>>>
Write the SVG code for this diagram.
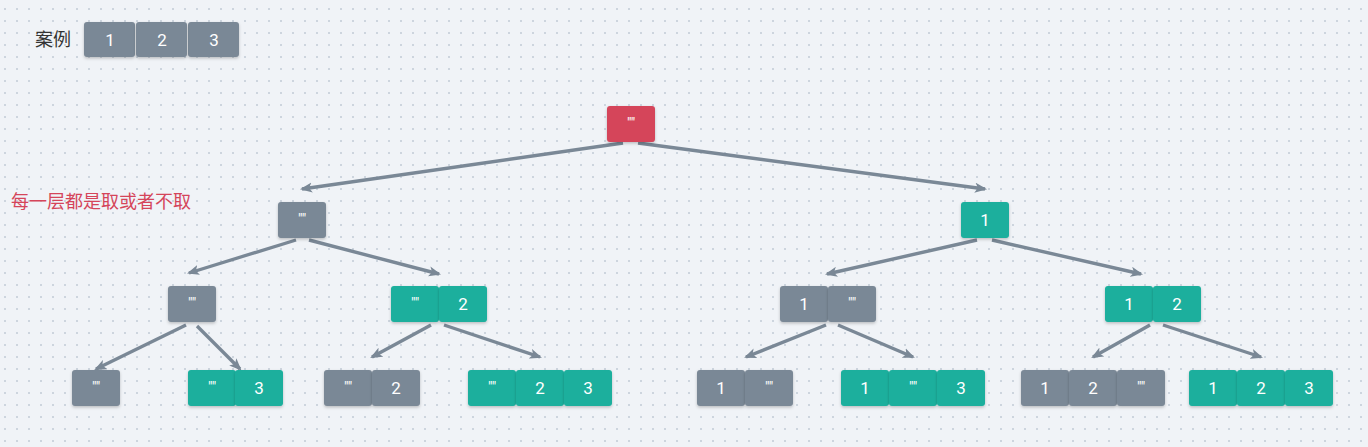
<svg xmlns="http://www.w3.org/2000/svg" width="1368" height="447" viewBox="0 0 1368 447">
<defs>
<pattern id="dots" x="4" y="8" width="12" height="12" patternUnits="userSpaceOnUse"><rect x="0" y="0" width="2" height="2" fill="#cdd5de"/></pattern>
<filter id="sh" x="-20%" y="-20%" width="140%" height="150%"><feDropShadow dx="0" dy="1.5" stdDeviation="1.5" flood-color="#000" flood-opacity="0.22"/></filter>
<marker id="ah" viewBox="0 0 12 10" refX="10" refY="5" markerWidth="3.6" markerHeight="3.1" orient="auto" markerUnits="strokeWidth"><path d="M0,0 L12,5 L0,10 L3,5 z" fill="#7a8896"/></marker>
<style>
.g{fill:#7a8896}.t{fill:#1aaf9d}.r{fill:#d5455a}
.b rect{filter:url(#sh)}
.lb{font-family:Roboto,"Liberation Sans",sans-serif;font-size:17px;fill:#fff;text-anchor:middle}
.q{font-size:14px}
.e{fill:none;stroke:#7a8896;stroke-width:3.4;marker-end:url(#ah)}
</style>
</defs>
<rect width="1368" height="447" fill="#f0f3f7"/>
<rect width="1368" height="447" fill="url(#dots)"/>
<text x="35" y="46" font-family="'Noto Sans CJK SC',sans-serif" font-size="18" fill="#333">案例</text>
<g id="case" class="b">
<rect class="g" x="84" y="22" width="51" height="35" rx="3"/><text class="lb" x="110" y="46">1</text>
<rect class="g" x="188" y="22" width="51" height="35" rx="3"/><text class="lb" x="214" y="46">3</text>
<rect class="g" x="136" y="22" width="51" height="35" rx="3"/><text class="lb" x="162" y="46">2</text>
</g>
<text x="11" y="208" font-family="'Noto Sans CJK SC',sans-serif" font-size="18" fill="#d5455a">每一层都是取或者不取</text>
<g id="connectors">
<line class="e" x1="623" y1="143" x2="302" y2="189"/>
<line class="e" x1="638" y1="143" x2="985" y2="189"/>
<line class="e" x1="296" y1="240" x2="189" y2="273"/>
<line class="e" x1="309" y1="240" x2="439" y2="274"/>
<line class="e" x1="977" y1="240" x2="827" y2="274"/>
<line class="e" x1="992" y1="240" x2="1141" y2="274"/>
<line class="e" x1="186" y1="325" x2="96" y2="369"/>
<line class="e" x1="197" y1="326" x2="240" y2="369"/>
<line class="e" x1="431" y1="325" x2="372" y2="357"/>
<line class="e" x1="444" y1="325" x2="540" y2="357"/>
<line class="e" x1="826" y1="325" x2="746" y2="357"/>
<line class="e" x1="838" y1="325" x2="913" y2="357"/>
<line class="e" x1="1150" y1="325" x2="1093" y2="357"/>
<line class="e" x1="1163" y1="325" x2="1261" y2="357"/>
</g>
<g id="n0" class="b"><rect class="r" x="607" y="106" width="48" height="36" rx="3"/><text class="lb q" x="631" y="128">""</text></g>
<g id="n1" class="b"><rect class="g" x="278" y="202" width="48" height="36" rx="3"/><text class="lb q" x="302" y="224">""</text></g>
<g id="n2" class="b"><rect class="t" x="961" y="202" width="48" height="36" rx="3"/><text class="lb" x="985" y="226">1</text></g>
<g id="n3" class="b"><rect class="g" x="168" y="286" width="48" height="36" rx="3"/><text class="lb q" x="192" y="308">""</text></g>
<g id="n4" class="b"><rect class="t" x="391" y="286" width="48" height="36" rx="3"/><text class="lb q" x="415" y="308">""</text><rect class="t" x="439" y="286" width="48" height="36" rx="3"/><text class="lb" x="463" y="310">2</text></g>
<g id="n5" class="b"><rect class="g" x="780" y="286" width="48" height="36" rx="3"/><text class="lb" x="804" y="310">1</text><rect class="g" x="828" y="286" width="48" height="36" rx="3"/><text class="lb q" x="852" y="308">""</text></g>
<g id="n6" class="b"><rect class="t" x="1105" y="286" width="48" height="36" rx="3"/><text class="lb" x="1129" y="310">1</text><rect class="t" x="1153" y="286" width="48" height="36" rx="3"/><text class="lb" x="1177" y="310">2</text></g>
<g id="n7" class="b"><rect class="g" x="72" y="370" width="48" height="36" rx="3"/><text class="lb q" x="96" y="392">""</text></g>
<g id="n8" class="b"><rect class="t" x="188" y="370" width="48" height="36" rx="3"/><text class="lb q" x="212" y="392">""</text><rect class="t" x="235" y="370" width="48" height="36" rx="3"/><text class="lb" x="259" y="394">3</text></g>
<g id="n9" class="b"><rect class="g" x="324" y="370" width="48" height="36" rx="3"/><text class="lb q" x="348" y="392">""</text><rect class="g" x="372" y="370" width="48" height="36" rx="3"/><text class="lb" x="396" y="394">2</text></g>
<g id="n10" class="b"><rect class="t" x="468" y="370" width="48" height="36" rx="3"/><text class="lb q" x="492" y="392">""</text><rect class="t" x="516" y="370" width="48" height="36" rx="3"/><text class="lb" x="540" y="394">2</text><rect class="t" x="564" y="370" width="48" height="36" rx="3"/><text class="lb" x="588" y="394">3</text></g>
<g id="n11" class="b"><rect class="g" x="697" y="370" width="48" height="36" rx="3"/><text class="lb" x="721" y="394">1</text><rect class="g" x="745" y="370" width="48" height="36" rx="3"/><text class="lb q" x="769" y="392">""</text></g>
<g id="n12" class="b"><rect class="t" x="841" y="370" width="48" height="36" rx="3"/><text class="lb" x="865" y="394">1</text><rect class="t" x="889" y="370" width="48" height="36" rx="3"/><text class="lb q" x="913" y="392">""</text><rect class="t" x="937" y="370" width="48" height="36" rx="3"/><text class="lb" x="961" y="394">3</text></g>
<g id="n13" class="b"><rect class="g" x="1021" y="370" width="48" height="36" rx="3"/><text class="lb" x="1045" y="394">1</text><rect class="g" x="1069" y="370" width="48" height="36" rx="3"/><text class="lb" x="1093" y="394">2</text><rect class="g" x="1117" y="370" width="48" height="36" rx="3"/><text class="lb q" x="1141" y="392">""</text></g>
<g id="n14" class="b"><rect class="t" x="1189" y="370" width="48" height="36" rx="3"/><text class="lb" x="1213" y="394">1</text><rect class="t" x="1237" y="370" width="48" height="36" rx="3"/><text class="lb" x="1261" y="394">2</text><rect class="t" x="1285" y="370" width="48" height="36" rx="3"/><text class="lb" x="1309" y="394">3</text></g>
</svg>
<<<
§ **DIRECTIONS**:
Every line above should be returned exactly; the pictures stay out.

§ **RESPONSE**:
Write the SVG code for this diagram.
<svg xmlns="http://www.w3.org/2000/svg" width="1368" height="447" viewBox="0 0 1368 447">
<defs>
<pattern id="dots" x="4" y="8" width="12" height="12" patternUnits="userSpaceOnUse"><rect x="0" y="0" width="2" height="2" fill="#cdd5de"/></pattern>
<filter id="sh" x="-20%" y="-20%" width="140%" height="150%"><feDropShadow dx="0" dy="1.5" stdDeviation="1.5" flood-color="#000" flood-opacity="0.22"/></filter>
<marker id="ah" viewBox="0 0 12 10" refX="10" refY="5" markerWidth="3.6" markerHeight="3.1" orient="auto" markerUnits="strokeWidth"><path d="M0,0 L12,5 L0,10 L3,5 z" fill="#7a8896"/></marker>
<style>
.g{fill:#7a8896}.t{fill:#1aaf9d}.r{fill:#d5455a}
.b rect{filter:url(#sh)}
.lb{font-family:Roboto,"Liberation Sans",sans-serif;font-size:17px;fill:#fff;text-anchor:middle}
.q{font-size:14px}
.e{fill:none;stroke:#7a8896;stroke-width:3.4;marker-end:url(#ah)}
</style>
</defs>
<rect width="1368" height="447" fill="#f0f3f7"/>
<rect width="1368" height="447" fill="url(#dots)"/>
<text x="35" y="46" font-family="'Noto Sans CJK SC',sans-serif" font-size="18" fill="#333">案例</text>
<g id="case" class="b">
<rect class="g" x="84" y="22" width="51" height="35" rx="3"/><text class="lb" x="110" y="46">1</text>
<rect class="g" x="188" y="22" width="51" height="35" rx="3"/><text class="lb" x="214" y="46">3</text>
<rect class="g" x="136" y="22" width="51" height="35" rx="3"/><text class="lb" x="162" y="46">2</text>
</g>
<text x="11" y="208" font-family="'Noto Sans CJK SC',sans-serif" font-size="18" fill="#d5455a">每一层都是取或者不取</text>
<g id="connectors">
<line class="e" x1="623" y1="143" x2="302" y2="189"/>
<line class="e" x1="638" y1="143" x2="985" y2="189"/>
<line class="e" x1="296" y1="240" x2="189" y2="273"/>
<line class="e" x1="309" y1="240" x2="439" y2="274"/>
<line class="e" x1="977" y1="240" x2="827" y2="274"/>
<line class="e" x1="992" y1="240" x2="1141" y2="274"/>
<line class="e" x1="186" y1="325" x2="96" y2="369"/>
<line class="e" x1="197" y1="326" x2="240" y2="369"/>
<line class="e" x1="431" y1="325" x2="372" y2="357"/>
<line class="e" x1="444" y1="325" x2="540" y2="357"/>
<line class="e" x1="826" y1="325" x2="746" y2="357"/>
<line class="e" x1="838" y1="325" x2="913" y2="357"/>
<line class="e" x1="1150" y1="325" x2="1093" y2="357"/>
<line class="e" x1="1163" y1="325" x2="1261" y2="357"/>
</g>
<g id="n0" class="b"><rect class="r" x="607" y="106" width="48" height="36" rx="3"/><text class="lb q" x="631" y="128">""</text></g>
<g id="n1" class="b"><rect class="g" x="278" y="202" width="48" height="36" rx="3"/><text class="lb q" x="302" y="224">""</text></g>
<g id="n2" class="b"><rect class="t" x="961" y="202" width="48" height="36" rx="3"/><text class="lb" x="985" y="226">1</text></g>
<g id="n3" class="b"><rect class="g" x="168" y="286" width="48" height="36" rx="3"/><text class="lb q" x="192" y="308">""</text></g>
<g id="n4" class="b"><rect class="t" x="391" y="286" width="48" height="36" rx="3"/><text class="lb q" x="415" y="308">""</text><rect class="t" x="439" y="286" width="48" height="36" rx="3"/><text class="lb" x="463" y="310">2</text></g>
<g id="n5" class="b"><rect class="g" x="780" y="286" width="48" height="36" rx="3"/><text class="lb" x="804" y="310">1</text><rect class="g" x="828" y="286" width="48" height="36" rx="3"/><text class="lb q" x="852" y="308">""</text></g>
<g id="n6" class="b"><rect class="t" x="1105" y="286" width="48" height="36" rx="3"/><text class="lb" x="1129" y="310">1</text><rect class="t" x="1153" y="286" width="48" height="36" rx="3"/><text class="lb" x="1177" y="310">2</text></g>
<g id="n7" class="b"><rect class="g" x="72" y="370" width="48" height="36" rx="3"/><text class="lb q" x="96" y="392">""</text></g>
<g id="n8" class="b"><rect class="t" x="188" y="370" width="48" height="36" rx="3"/><text class="lb q" x="212" y="392">""</text><rect class="t" x="235" y="370" width="48" height="36" rx="3"/><text class="lb" x="259" y="394">3</text></g>
<g id="n9" class="b"><rect class="g" x="324" y="370" width="48" height="36" rx="3"/><text class="lb q" x="348" y="392">""</text><rect class="g" x="372" y="370" width="48" height="36" rx="3"/><text class="lb" x="396" y="394">2</text></g>
<g id="n10" class="b"><rect class="t" x="468" y="370" width="48" height="36" rx="3"/><text class="lb q" x="492" y="392">""</text><rect class="t" x="516" y="370" width="48" height="36" rx="3"/><text class="lb" x="540" y="394">2</text><rect class="t" x="564" y="370" width="48" height="36" rx="3"/><text class="lb" x="588" y="394">3</text></g>
<g id="n11" class="b"><rect class="g" x="697" y="370" width="48" height="36" rx="3"/><text class="lb" x="721" y="394">1</text><rect class="g" x="745" y="370" width="48" height="36" rx="3"/><text class="lb q" x="769" y="392">""</text></g>
<g id="n12" class="b"><rect class="t" x="841" y="370" width="48" height="36" rx="3"/><text class="lb" x="865" y="394">1</text><rect class="t" x="889" y="370" width="48" height="36" rx="3"/><text class="lb q" x="913" y="392">""</text><rect class="t" x="937" y="370" width="48" height="36" rx="3"/><text class="lb" x="961" y="394">3</text></g>
<g id="n13" class="b"><rect class="g" x="1021" y="370" width="48" height="36" rx="3"/><text class="lb" x="1045" y="394">1</text><rect class="g" x="1069" y="370" width="48" height="36" rx="3"/><text class="lb" x="1093" y="394">2</text><rect class="g" x="1117" y="370" width="48" height="36" rx="3"/><text class="lb q" x="1141" y="392">""</text></g>
<g id="n14" class="b"><rect class="t" x="1189" y="370" width="48" height="36" rx="3"/><text class="lb" x="1213" y="394">1</text><rect class="t" x="1237" y="370" width="48" height="36" rx="3"/><text class="lb" x="1261" y="394">2</text><rect class="t" x="1285" y="370" width="48" height="36" rx="3"/><text class="lb" x="1309" y="394">3</text></g>
</svg>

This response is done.